The cyclical theory of history owes so much originally to the cycles of the seasons, the sun and moon, the nearby events of the sky and their effects, that a revolution of thought bringing man to focus upon outer space where cyclism does not prevail can suppress cyclical notions of human events and destiny. We may be led to vastly more prolonged cycles of creation and destruction of the universe itself: "The universe is entropic"; it is thereafter creative. I do not prefer, but my judgment suggests, that history is a path of uneven step-ups and step-downs, on whose planes, so rough and unpredictable, man loses his bearings and at any given point cannot say whether he is going up or moving down or whether the path behind him has been rising or falling. If he is out of breath, it may be because of the length of the journey and the tenseness of the walk, not the effect of the law of gravity.
Lunch with Jay Hall at the Capitol Club in Washington. The problem of auto safety.
The way in which Bill Baroody edged Jay out of the key role in the Republican Presidential Campaign last year.

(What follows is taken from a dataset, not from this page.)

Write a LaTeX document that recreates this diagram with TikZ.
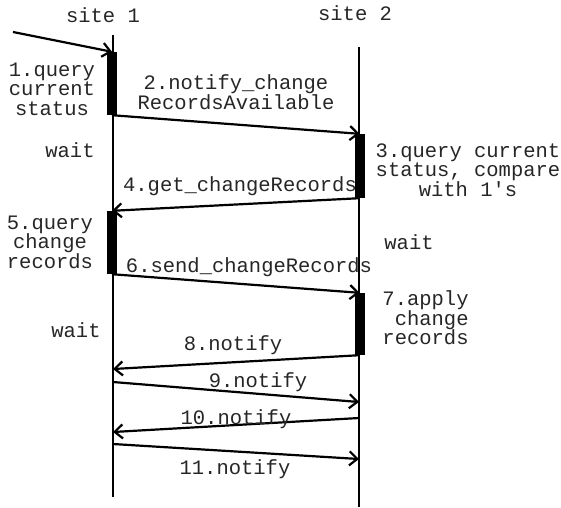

Ken Olson now a consultant
George Meader
Don Scammon
Melvin Laird, Congressman
Bill Baroody, the Suffrage Bill
Don Tacheron re APSA's desire to mechanize its Directory and membership procedures.
Ed de Grazia and the film project
NSF Burt Adkinson, Barker, Brownson and the futility of NSF work in IR
Hoppers, SORO research group on way to South America
Science is the by-product of man's frustrated major questions of life. When he doesn't find the answer to the problems that are important to him he skirts around them, stops short of them, begrudgingly lives off of the minor satisfactions he can gain. For example, the urge to classify the universe is so as to find the one essential trait and place of a thing in the universal order. Balked in this hopeless desire, man produces a great many refined classifications that are operational. In this sense, all knowledge, but especially science, is the outgrowth or sublimation of the larger ravenous appetites of the human soul.
March 29, 1965 En Route to NYC 10:30 AM
Injustice is the order of the world. Justice is rare. We starve if we live off of it. Therefore we seek an ersatz justice and find it in the acceptance of regular defeat and subsequent understanding. The one who understands injustice justifies himself. He deserves to exist by that fact.